Sitting in the dark theater at Lotus Post in Santa Monica, I hear UCLA Certified Mindfulness Facilitator Jahna Perricone explain the benefits of meditation. According to significant research by the UCLA MARC (Mindful Awareness Research Center), meditation has been shown to “address health issues such as lower blood pressure and boost the immune system; increase attention and focus, including aid those suffering from ADHD; help with difficult mental states such as anxiety and depression, fostering well-being and less emotional reactivity; and thicken the brain in areas in charge of decision making, emotional flexibility, and empathy.”
Jahna then takes us into an awareness of our breath, breathing in and out easily, and guides us in a basic meditation. She soothingly invites us to think of our mind as a blank, open sky with clouds passing through it, which are our thoughts. She says, “The sky is never upset if there are dark clouds passing through, besides the bright white billowy clouds. The sky does not get attached to the rainbow that might appear.” As someone who’s been sitting in regular meditation for years, I am grateful for such a simple yet effective analogy of the preferred attitude towards thoughts that come and go.

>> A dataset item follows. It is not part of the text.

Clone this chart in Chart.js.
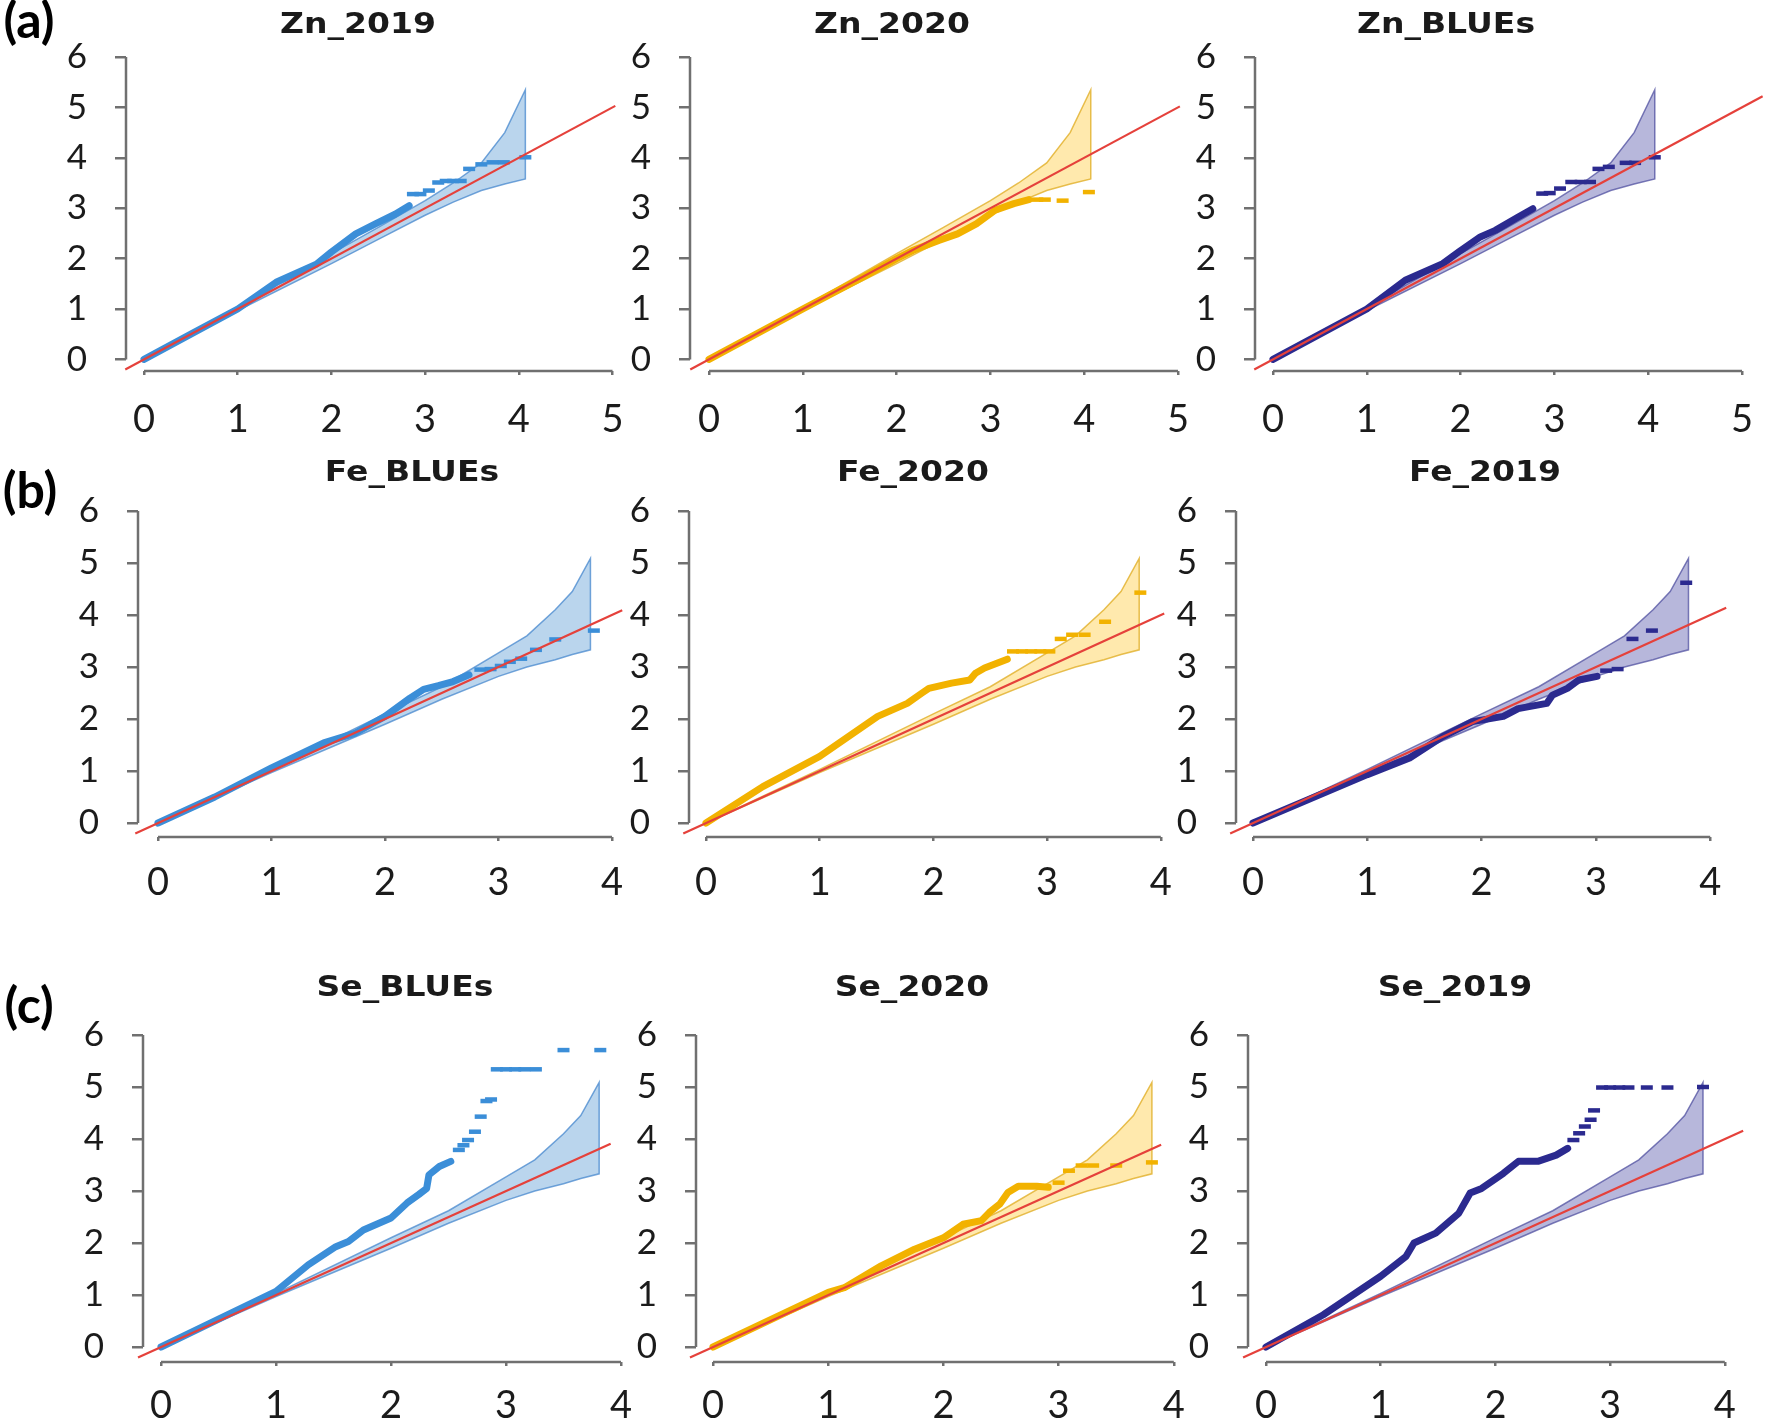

As we turn our focus deeply within, we hear other-worldly sustained tones coming from the Tibetan bowls played by Michael Perricone. He explains afterwards that playing the bowls is also a meditation – gently building the initial attack, focusing on just the right touch for sustaining the tone, choosing which next bowl will harmonize beautifully with the one still ringing out. He has been collecting the bowls over many years – some are antiques, hundreds of years old, some more modern replicas, all sounding absolutely gorgeous and inspiring.
If you haven’t begun a daily meditation practice yet, I invite you to begin with sitting quietly for just 5 minutes at a time. Set a timer on your computer or iPhone or other device so you don’t have to think about the time, and allow yourself to let go of all your concerns for those 5 minutes. Relax as deeply as you can and just focus on your breathing in and out. Thoughts may come and go, but as soon as you catch yourself involved in thought, gently release it without judgment and bring your focus back to your breath. If you can do this for just 5 minutes at a time, you may find yourself fitting in more 5-minute meditation breaks throughout the day, for the pause that TRULY refreshes! Namaste!